ACC learning how to navigate AI in classrooms

News Photo by Kayla Wikaryasz Van Lare Hall and other areas of the Alpena Community College are in the learning phase on how to wisely incorporate AI into classrooms and other departments of the college. Administrators intend to create policy to help regulate the blossoming technology.
ALPENA — Officials at higher education institutions are under pressure to create policy for the use of artificial intelligence (AI) as it continues to become more advanced.
At Alpena Community College, an official, overall, AI policy is in the works, Vice President of Instruction Paige Gordier said. Currently, ACC instructors can choose how much they want to implement AI into their classrooms.
Gordier said that the college wants instructors to have the freedom to use AI in their classrooms as they see fit.
“AI is a tool that’s here to stay,” ACC President Don MacMaster said. “To deny that is to deny reality. What we’re trying to do is figure out how to incorporate AI into assignments so students can figure out how to use it.”
“On the downside, it allows students to misrepresent their work, or use AI to do their work for them,” he said. “That’s something that the college does not support.”
The college is integrating Grammarly into instructors’ toolboxes, which can be used to detect AI content and track the length of time it takes a student to write an essay, Gordier said.

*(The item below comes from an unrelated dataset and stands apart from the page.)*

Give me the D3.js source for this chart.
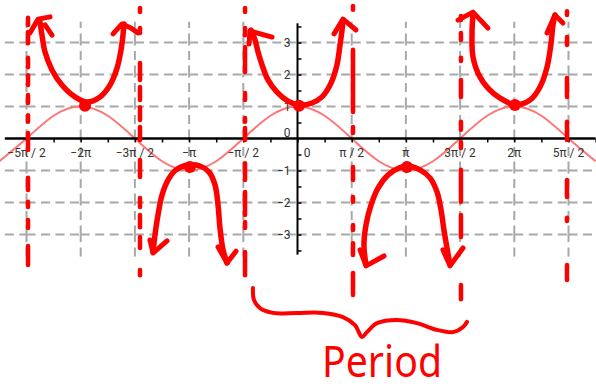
<!DOCTYPE html>
<html>
<head>
<meta charset="utf-8">
<script src="https://cdn.jsdelivr.net/npm/d3@7/dist/d3.min.js"></script>
<style>
  html, body { margin: 0; padding: 0; background: #fff; }
  svg { display: block; }
</style>
</head>
<body>
<svg id="chart" width="596" height="391"></svg>
<script>
// x values are in multiples of π, y values in plain units.

// Axis ticks and labels
const xTickValues = [-2.5, -2, -1.5, -1, -0.5, 0, 0.5, 1, 1.5, 2, 2.5];
const xTickLabels = ["−5π / 2", "−2π", "−3π / 2", "−π", "−π / 2", "0", "π / 2", "π", "3π / 2", "2π", "5π / 2"];
const xMinorTicks = [-2.5, -2.25, -2, -1.75, -1.5, -1.25, -1, -0.75, -0.5, -0.25, 0,
                     0.25, 0.5, 0.75, 1, 1.25, 1.5, 1.75, 2, 2.25, 2.5, 2.75];
const yTickValues = [-3, -2, -1, 0, 1, 2, 3];
const yTickLabels = ["−3", "−2", "−1", "0", "1", "2", "3"];
const yMinorTicks = [-3.5, -3, -2.5, -2, -1.5, -1, -0.5, 0.5, 1, 1.5, 2, 2.5, 3, 3.5];

// y = cos x, sampled every π/4
const cosX = [-2.75, -2.5, -2.25, -2, -1.75, -1.5, -1.25, -1, -0.75, -0.5, -0.25, 0,
              0.25, 0.5, 0.75, 1, 1.25, 1.5, 1.75, 2, 2.25, 2.5, 2.75];
const cosY = [-0.71, 0, 0.71, 1, 0.71, 0, -0.71, -1, -0.71, 0, 0.71, 1,
              0.71, 0, -0.71, -1, -0.71, 0, 0.71, 1, 0.71, 0, -0.71];

// Hand-sketched secant branches [x, y]
const branchA = [[-2.375, 3.64], [-2.357, 3.23], [-2.329, 2.70], [-2.265, 2.14], [-2.173, 1.67],
                 [-2.053, 1.30], [-1.942, 1.14], [-1.822, 1.30], [-1.730, 1.67], [-1.665, 2.20],
                 [-1.628, 2.77], [-1.610, 3.23], [-1.601, 3.58]];
const branchB = [[-1.333, -3.55], [-1.315, -3.02], [-1.287, -2.39], [-1.250, -1.77], [-1.195, -1.30],
                 [-1.121, -0.98], [-1.010, -0.83], [-0.899, -0.86], [-0.816, -1.05], [-0.761, -1.45],
                 [-0.733, -2.08], [-0.715, -2.80], [-0.687, -3.48], [-0.650, -3.89]];
const branchC = [[-0.429, 3.39], [-0.392, 3.08], [-0.364, 2.70], [-0.327, 2.30], [-0.272, 1.83],
                 [-0.189, 1.45], [-0.088, 1.17], [0.014, 1.05], [0.134, 1.11], [0.226, 1.30],
                 [0.309, 1.73], [0.364, 2.30], [0.392, 2.92], [0.411, 3.39], [0.420, 3.70]];
const branchD = [[0.632, -3.95], [0.613, -3.33], [0.632, -2.70], [0.678, -2.08], [0.743, -1.55],
                 [0.835, -1.14], [0.936, -0.92], [1.019, -0.86], [1.130, -0.98], [1.222, -1.23],
                 [1.287, -1.67], [1.324, -2.23], [1.351, -2.86], [1.379, -3.42], [1.407, -3.95]];
const branchE = [[1.619, 3.89], [1.610, 3.30], [1.619, 2.55], [1.684, 1.92], [1.804, 1.42],
                 [1.933, 1.14], [2.006, 1.05], [2.145, 1.20], [2.237, 1.61], [2.302, 2.23],
                 [2.339, 2.98], [2.357, 3.55], [2.375, 3.86]];

// Arrow heads at the ends of the branches
const arrowHeads = [
  [[-2.468, 3.30], [-2.394, 3.73], [-2.283, 3.80]],
  [[-2.329, 3.55], [-2.265, 3.23]],
  [[-1.702, 3.27], [-1.619, 3.58], [-1.536, 3.45], [-1.471, 3.30]],
  [[-1.361, -3.17], [-1.333, -3.58], [-1.204, -3.20]],
  [[-0.733, -3.39], [-0.650, -3.89], [-0.567, -3.52]],
  [[-0.447, 2.95], [-0.438, 3.36], [-0.235, 3.17]],
  [[0.337, 3.27], [0.420, 3.73], [0.540, 3.39]],
  [[0.577, -3.48], [0.632, -3.98], [0.798, -3.67]],
  [[1.342, -3.48], [1.407, -3.98], [1.527, -3.42]],
  [[1.481, 3.70], [1.619, 3.95], [1.757, 3.45]],
  [[2.302, 3.30], [2.375, 3.86], [2.449, 3.61]]
];

// Turning points of the branches, touching y = ±1
const vertices = [[-1.960, 1.02], [-0.992, -0.89], [0.014, 1.02], [1.010, -0.89], [2.006, 1.05]];

// Asymptotes x = ±π/2, ±3π/2, ±5π/2, drawn as hand dashes [y top, y bottom]
const asymptoteX = [-2.486, -1.453, -0.484, 0.512, 1.508, 2.486];
const asymptoteDashes = [
  [[3.77, 3.55], [3.33, 2.98], [2.52, 2.23], [1.98, 1.67], [1.36, 1.11], [0.73, 0.52],
   [0.17, -0.36], [-1.23, -1.61], [-1.98, -2.14], [-2.55, -2.80], [-3.36, -3.95]],
  [[4.08, 3.95], [3.45, 3.30], [2.36, 1.83], [1.61, 1.20], [0.98, 0.58], [0.36, -0.05],
   [-0.67, -1.20], [-1.86, -2.14], [-2.39, -2.77], [-3.08, -3.42], [-4.11, -4.27]],
  [[4.08, 3.95], [3.45, 3.23], [2.86, 2.08], [1.42, 1.20], [0.64, 0.52], [0.33, -0.05],
   [-0.77, -1.30], [-1.67, -2.39], [-2.61, -2.80], [-3.55, -4.27]],
  [[4.14, 4.02], [2.77, 0.83], [0.36, 0.17], [-0.89, -1.30], [-1.83, -1.98], [-2.70, -2.86],
   [-3.27, -3.64], [-4.20, -4.89]],
  [[3.83, 3.70], [3.30, 3.08], [2.52, 2.42], [1.83, 1.30], [0.52, 0.27], [-0.11, -0.30],
   [-0.98, -1.98], [-2.39, -3.08], [-4.58, -5.02]],
  [[3.98, 3.86], [3.17, 2.92], [1.89, 1.30], [0.52, -0.05], [-1.30, -1.83], [-2.48, -2.58],
   [-3.95, -4.42]]
];

// Brace spanning one period, from x = -π/2 to x = 3π/2
const brace = [[-0.411, -4.67], [-0.401, -5.05], [-0.346, -5.30], [-0.226, -5.45], [-0.005, -5.45],
               [0.235, -5.45], [0.420, -5.58], [0.530, -5.83], [0.595, -6.20], [0.641, -6.05],
               [0.733, -5.77], [0.918, -5.67], [1.102, -5.77], [1.287, -5.98], [1.435, -6.05],
               [1.527, -5.89], [1.564, -5.73]];
const braceLabel = "Period";

// ---------------------------------------------------------------
const svg = d3.select("#chart");
const x = d3.scaleLinear().domain([-2.5, 2.5]).range([26.5, 568.5]);
const y = d3.scaleLinear().domain([-3, 3]).range([234.5, 42.5]);

const xLeft = -2.7, xRight = 2.75;
const gridTop = 3.65, gridBottom = -3.69;
const RED = "#ff0000";

// Dashed grid, each cell edge dashed from its own corner
const grid = svg.append("g")
  .attr("stroke", "#a8a8a8")
  .attr("stroke-width", 2)
  .attr("stroke-dasharray", "9,5.5")
  .attr("fill", "none");

const xEdges = [xLeft].concat(xTickValues, [xRight]);
const yEdges = [gridBottom].concat(yTickValues, [gridTop]);

yTickValues.filter(v => v !== 0).forEach(v => {
  for (let i = 0; i < xEdges.length - 1; i++) {
    grid.append("line")
      .attr("x1", x(xEdges[i])).attr("x2", x(xEdges[i + 1]))
      .attr("y1", y(v)).attr("y2", y(v));
  }
});
xTickValues.filter(v => v !== 0).forEach(v => {
  for (let j = 0; j < yEdges.length - 1; j++) {
    grid.append("line")
      .attr("x1", x(v)).attr("x2", x(v))
      .attr("y1", y(yEdges[j])).attr("y2", y(yEdges[j + 1]));
  }
});

// y = cos x
const cosPts = cosX.map((v, i) => [v, cosY[i]]);
svg.append("path")
  .datum(cosPts)
  .attr("fill", "none")
  .attr("stroke", "#ff7575")
  .attr("stroke-width", 2)
  .attr("d", d3.line().x(d => x(d[0])).y(d => y(d[1])).curve(d3.curveNatural));

// Axes
const xAxisG = svg.append("g")
  .attr("transform", `translate(0,${y(0)})`)
  .call(d3.axisBottom(x).tickValues(xMinorTicks).tickSize(4).tickSizeOuter(0).tickFormat(""));
xAxisG.select(".domain").remove();
xAxisG.selectAll(".tick line").attr("stroke", "#000").attr("stroke-width", 1.5);
svg.append("line")
  .attr("x1", x(xLeft)).attr("x2", x(xRight))
  .attr("y1", y(0)).attr("y2", y(0))
  .attr("stroke", "#000").attr("stroke-width", 2.6);

const yAxisG = svg.append("g")
  .attr("transform", `translate(${x(0)},0)`)
  .call(d3.axisRight(y).tickValues(yMinorTicks).tickSize(4).tickSizeOuter(0).tickFormat(""));
yAxisG.select(".domain").remove();
yAxisG.selectAll(".tick line").attr("stroke", "#000").attr("stroke-width", 1.5);
svg.append("line")
  .attr("x1", x(0)).attr("x2", x(0))
  .attr("y1", y(3.6)).attr("y2", y(-3.63))
  .attr("stroke", "#000").attr("stroke-width", 2);

// Tick labels
const labelFont = "Roboto, 'Noto Sans', sans-serif";
svg.append("g").selectAll("text")
  .data(xTickValues)
  .join("text")
  .attr("x", d => x(d) + (d === 0 ? 9.5 : 0))
  .attr("y", y(0) + 14)
  .attr("dy", "0.35em")
  .attr("text-anchor", "middle")
  .attr("font-family", labelFont)
  .attr("font-size", 12)
  .attr("fill", "#333")
  .text((d, i) => xTickLabels[i]);

svg.append("g").selectAll("text")
  .data(yTickValues)
  .join("text")
  .attr("x", x(0) - 7)
  .attr("y", d => y(d) - (d === 0 ? 6 : 0))
  .attr("dy", "0.35em")
  .attr("text-anchor", "end")
  .attr("font-family", labelFont)
  .attr("font-size", 12)
  .attr("fill", "#333")
  .text((d, i) => yTickLabels[i]);

// Hand-drawn annotations
const ink = svg.append("g")
  .attr("fill", "none")
  .attr("stroke", RED)
  .attr("stroke-linecap", "round")
  .attr("stroke-linejoin", "round");

asymptoteX.forEach((ax, i) => {
  ink.append("g").selectAll("line")
    .data(asymptoteDashes[i])
    .join("line")
    .attr("x1", x(ax)).attr("x2", x(ax))
    .attr("y1", d => y(d[0])).attr("y2", d => y(d[1]))
    .attr("stroke-width", 4.5);
});

const smooth = d3.line().x(d => x(d[0])).y(d => y(d[1])).curve(d3.curveCatmullRom.alpha(0.5));
const straight = d3.line().x(d => x(d[0])).y(d => y(d[1]));

[branchA, branchB, branchC, branchD, branchE].forEach(b => {
  ink.append("path").attr("d", smooth(b)).attr("stroke-width", 5.5);
});
arrowHeads.forEach(a => {
  ink.append("path").attr("d", straight(a)).attr("stroke-width", 5);
});
svg.append("g").selectAll("circle")
  .data(vertices)
  .join("circle")
  .attr("cx", d => x(d[0])).attr("cy", d => y(d[1]))
  .attr("r", 6)
  .attr("fill", RED);

ink.append("path").attr("d", smooth(brace)).attr("stroke-width", 4);

svg.append("text")
  .attr("x", 322)
  .attr("y", 377)
  .attr("font-family", "'Noto Sans', sans-serif")
  .attr("font-size", 44)
  .attr("textLength", 120)
  .attr("lengthAdjust", "spacingAndGlyphs")
  .attr("fill", RED)
  .text(braceLabel);
</script>
</body>
</html>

There was a lot of pressure for the college to purchase an AI checker immediately. Grammarly keeps students’ work private, while AI checkers make it public, so the college chose to purchase Grammarly in the best interest of student privacy.
AI is a useful tool for students to use to brainstorm ideas and create outlines, Gordier said. However, it is important for students to use their own creativity and not misuse AI. Instructors have demonstrated the abilities and limitations of AI by asking students to draft their own outline and then have AI create an outline to compare the two.
Some instructors are experimenting with AI to draft lectures or presentations, Gordier said.
On the administration end, AI has been useful in analyzing policies and comparing policy handbooks to see what the differences are, a process that can take hours without the help of AI, MacMaster said.
“Every school everywhere is facing the same issue of encouraging student work, but recognizing we are in a world where AI can be a shortcut to using the critical thinking we’re trying to encourage,” MacMaster said.